Conservative prison reformers acknowledge that locking up and throwing away the key as a solution for career criminals has borne an unintended consequence. It exposes nonviolent, low-risk offenders to bad influences – making them a greater risk to the public once they are released.
“The criminal justice arena is starved for conservative solutions for reducing crime, restoring victims, reforming offenders, and lowering costs,” the group said on its web site.
The group, named Right on Crime, includes presidential hopeful Newt Gingrich, former U.S. Attorney General Edwin Meese, former Florida Governor Jeb Bush, and tax reformer Grover Norquist.
The organization calls for transparency in governmental operations of prisons, and demand that public safety, personal responsibility, work, restitution, community service, and treatment should be a priority. In addition, victims should be treated with “dignity and respect – with an opportunity to participate, receive restitution, and even be reconciled with offenders.” They would like to see more involvement from the offenders’ family, charities, and faith-based groups.
The group wants the juvenile justice system to employ policies that send a clear message to youngsters at the time of the illegal behavior rather than waiting for violations to pile up and then locking them up. Proven approaches to reduce juvenile crime include teen courts, community service, student behavior contracts, student behavior accounts, peer mediation and keeping juveniles closer to home. Right on Crime advocates for policies that review sentences of juveniles years after imprisonment to see if they are fit to return to society.
Texas Gov. Rick Perry commented, “I believe we can take an approach to crime that is both tough and smart. … [T]here are thousands of non-violent offenders in the system whose future we cannot ignore. Let’s focus more resources on rehabilitating those offenders so we can ultimately spend less money locking them up again.”
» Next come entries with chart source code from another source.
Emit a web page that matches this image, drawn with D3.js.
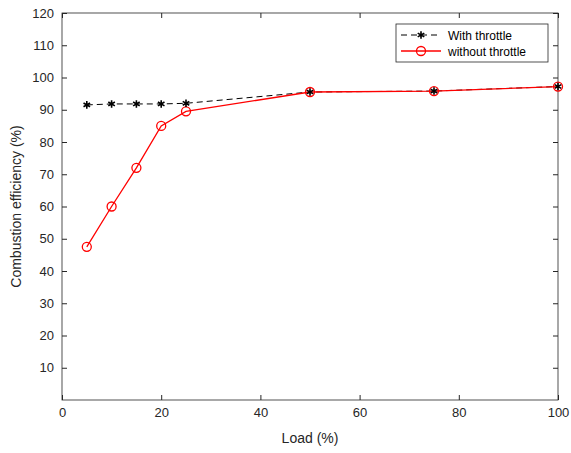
<!DOCTYPE html>
<html><head><meta charset="utf-8">
<script src="https://cdn.jsdelivr.net/npm/d3@7"></script>
<style>body{margin:0;background:#fff}text{font-family:Arial,"Liberation Sans",sans-serif}</style>
</head><body><svg id="c" width="571" height="453"></svg>
<script>
var loads = [5, 10, 15, 20, 25, 50, 75, 100];
var withThrottle = [91.5, 91.8, 91.8, 91.8, 92, 95.5, 95.8, 97.2];
var withoutThrottle = [47.5, 60, 72, 85, 89.5, 95.5, 95.8, 97.2];
var xTicks = [0, 20, 40, 60, 80, 100];
var yTicks = [10, 20, 30, 40, 50, 60, 70, 80, 90, 100, 110, 120];

var svg = d3.select('#c');
var m = {l: 62, r: 13, t: 13, b: 53};
var w = 571 - m.l - m.r, h = 453 - m.t - m.b;
var x = d3.scaleLinear().domain([0, 100]).range([m.l, m.l + w]);
var y = d3.scaleLinear().domain([0, 120]).range([m.t + h, m.t]);

svg.append('rect').attr('x', m.l).attr('y', m.t).attr('width', w).attr('height', h)
    .attr('fill', 'none').attr('stroke', '#262626').attr('stroke-width', 0.8);

var gx = svg.append('g').attr('transform', 'translate(0,' + (m.t + h) + ')')
    .call(d3.axisBottom(x).tickValues(xTicks).tickSize(-5).tickPadding(8));
var gy = svg.append('g').attr('transform', 'translate(' + m.l + ',0)')
    .call(d3.axisLeft(y).tickValues(yTicks).tickSize(-5).tickPadding(8));
svg.append('g').attr('transform', 'translate(0,' + m.t + ')')
    .call(d3.axisTop(x).tickValues(xTicks).tickSize(-5).tickFormat(''));
svg.append('g').attr('transform', 'translate(' + (m.l + w) + ',0)')
    .call(d3.axisRight(y).tickValues(yTicks).tickSize(-5).tickFormat(''));
svg.selectAll('.domain').remove();
svg.selectAll('.tick line').attr('stroke', '#262626');
svg.selectAll('.tick text').attr('font-size', 13).attr('fill', '#262626');

svg.append('text').attr('x', m.l + w / 2).attr('y', 443).attr('text-anchor', 'middle')
    .attr('font-size', 14).attr('fill', '#262626').text('Load (%)');
svg.append('text').attr('transform', 'translate(21,' + (m.t + h / 2) + ') rotate(-90)')
    .attr('text-anchor', 'middle').attr('font-size', 14).attr('fill', '#262626')
    .text('Combustion efficiency (%)');

var line = d3.line().x(function(d) { return x(d[0]); }).y(function(d) { return y(d[1]); });
var star = d3.symbol().type(d3.symbolAsterisk).size(40);
function drawStar(g, px, py) {
    g.append('path').attr('d', star).attr('transform', 'translate(' + px + ',' + py + ')')
        .attr('stroke', '#000').attr('stroke-width', 1.6).attr('fill', 'none');
}

var d1 = loads.map(function(l, i) { return [l, withThrottle[i]]; });
var d2 = loads.map(function(l, i) { return [l, withoutThrottle[i]]; });

svg.append('path').datum(d1).attr('d', line).attr('fill', 'none')
    .attr('stroke', '#000').attr('stroke-width', 1).attr('stroke-dasharray', '6,4');
svg.append('path').datum(d2).attr('d', line).attr('fill', 'none')
    .attr('stroke', '#ff0000').attr('stroke-width', 1.3);
d2.forEach(function(d) {
    svg.append('circle').attr('cx', x(d[0])).attr('cy', y(d[1])).attr('r', 4.5)
        .attr('fill', 'none').attr('stroke', '#ff0000').attr('stroke-width', 1.3);
});
d1.forEach(function(d) { drawStar(svg, x(d[0]), y(d[1])); });

// legend
var lg = svg.append('g').attr('transform', 'translate(396,24)');
lg.append('rect').attr('width', 152).attr('height', 38).attr('fill', '#fff')
    .attr('stroke', '#262626').attr('stroke-width', 0.8);
lg.append('line').attr('x1', 5).attr('x2', 45).attr('y1', 11).attr('y2', 11)
    .attr('stroke', '#000').attr('stroke-dasharray', '6,4');
drawStar(lg, 25, 11);
lg.append('text').attr('x', 52).attr('y', 15.5).attr('font-size', 12).attr('fill', '#000').text('With throttle');
lg.append('line').attr('x1', 5).attr('x2', 45).attr('y1', 27).attr('y2', 27)
    .attr('stroke', '#ff0000').attr('stroke-width', 1.3);
lg.append('circle').attr('cx', 25).attr('cy', 27).attr('r', 4.5).attr('fill', 'none')
    .attr('stroke', '#ff0000').attr('stroke-width', 1.3);
lg.append('text').attr('x', 52).attr('y', 31.5).attr('font-size', 12).attr('fill', '#000').text('without throttle');
</script></body></html>
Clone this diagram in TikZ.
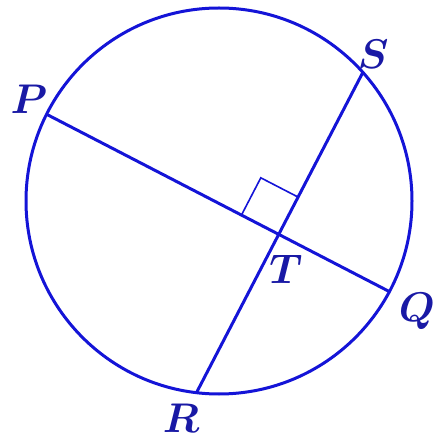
\documentclass[tikz,border=0pt]{standalone}
\usetikzlibrary{calc}
\definecolor{chordblue}{RGB}{20,20,215}
\definecolor{labelblue}{RGB}{25,25,165}
\begin{document}
\begin{tikzpicture}[x=0.5pt, y=-0.5pt,
  chord/.style={draw=chordblue, line width=1.5pt},
  rightmark/.style={draw=chordblue, line width=0.8pt},
  lbl/.style={text=labelblue, font=\huge\boldmath, inner sep=0pt}]
\useasboundingbox (0,0) rectangle (439,438);
% circle and points on it
\coordinate (O) at (219,201);
\coordinate (P) at ($(O)+(-153.3:193)$);
\coordinate (S) at ($(O)+(-41.8:193)$);
\coordinate (Q) at ($(O)+(28:193)$);
\coordinate (R) at ($(O)+(96.7:193)$);
\draw[chord] (O) circle (193);
% chords
\draw[chord] (P) -- (Q);
\draw[chord] (R) -- (S);
\coordinate (T) at (intersection of P--Q and R--S);
% right angle
\coordinate (ma) at ($(T)!21pt!(P)$);
\coordinate (mb) at ($(T)!21pt!(S)$);
\draw[rightmark] (ma) -- ($(ma)+(mb)-(T)$) -- (mb);
% labels
\node[lbl] (lP) at (29,99) {$P$};
\node[lbl] (lS) at (373,54) {$S$};
\node[lbl] (lQ) at (417,311) {$Q$};
\node[lbl] (lR) at (181,418) {$R$};
\node[lbl] (lT) at (286,269) {$T$};
\end{tikzpicture}
\end{document}
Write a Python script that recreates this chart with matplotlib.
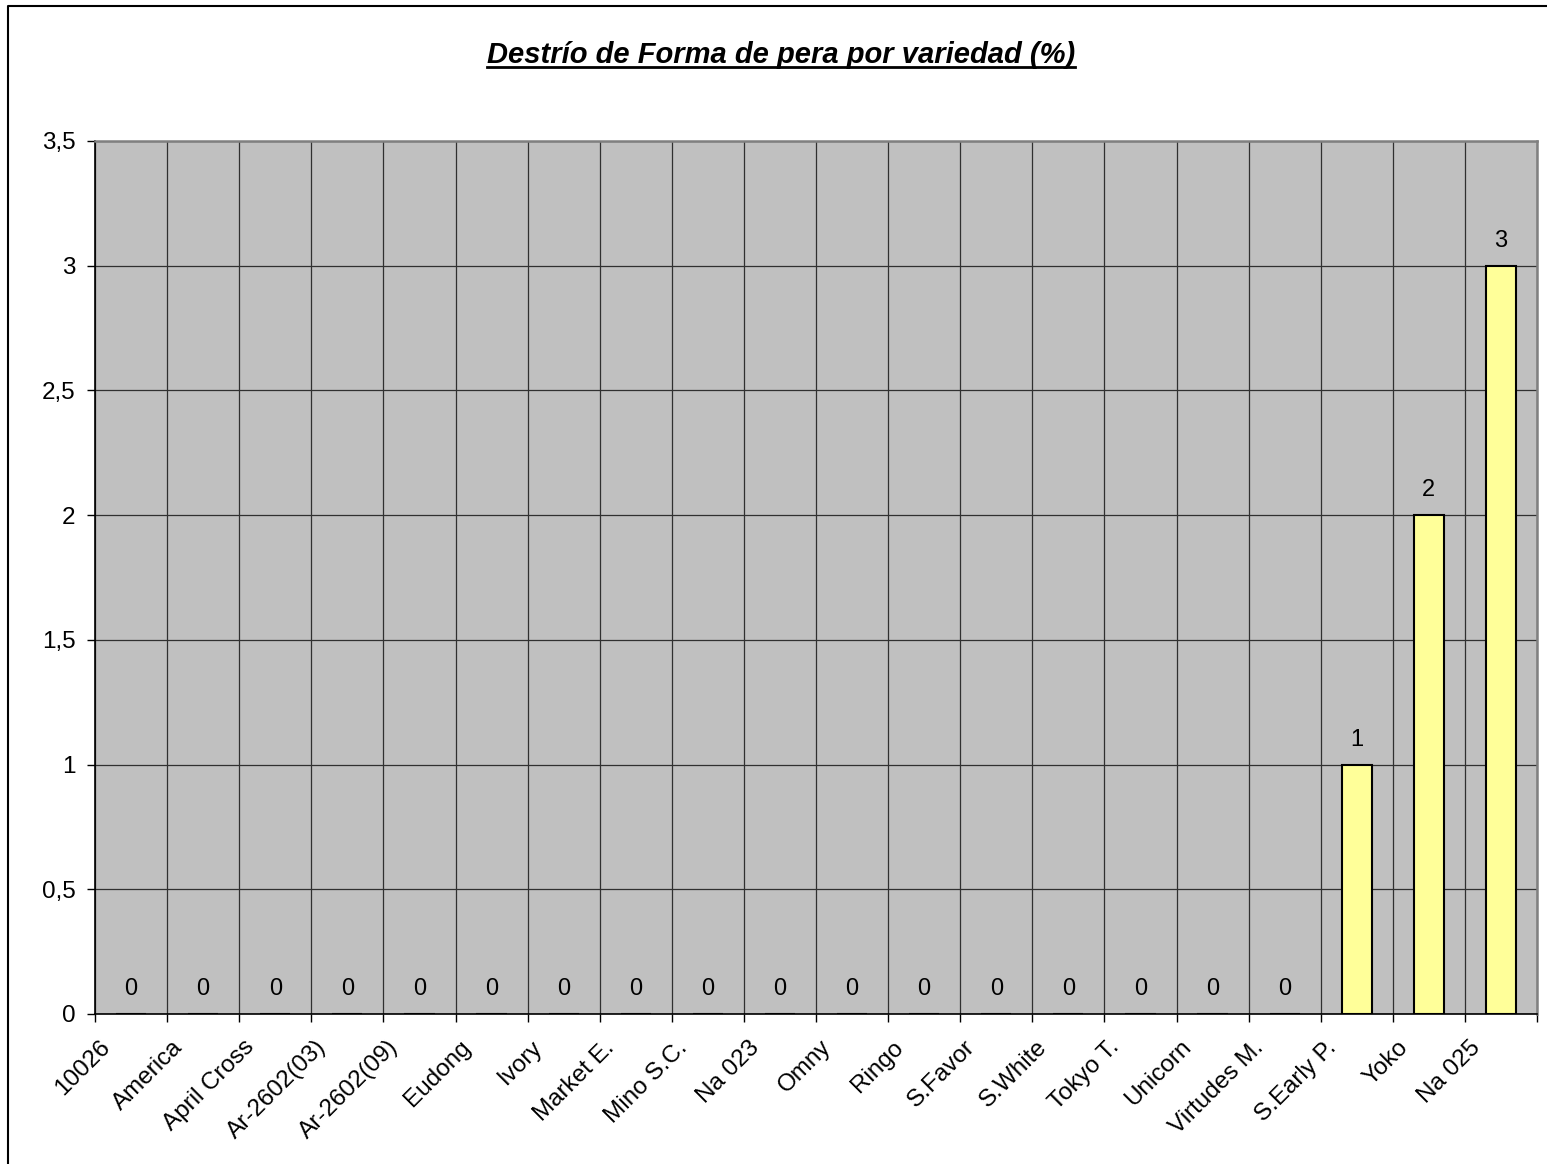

“The criminal justice arena is starved for conservative solutions for reducing crime, restoring victims, reforming offenders and lowering costs.”
Right on Crime advocates say that if crime reduction rates do not correspond with the amount of money spent in corrections, then a change in policy is needed. Maryland, Nevada, New Jersey, New York, North Carolina, South Carolina, and Texas were looked at as examples that followed this idea.
Former President George W. Bush is quoted as saying, “We know from long experience that if [former prisoners] can’t find work, or a home, or help, they are much more likely to commit more crimes and return to prison. … America is the land of the second chance, and when the gates of the prison open, the path ahead should lead to a better life.”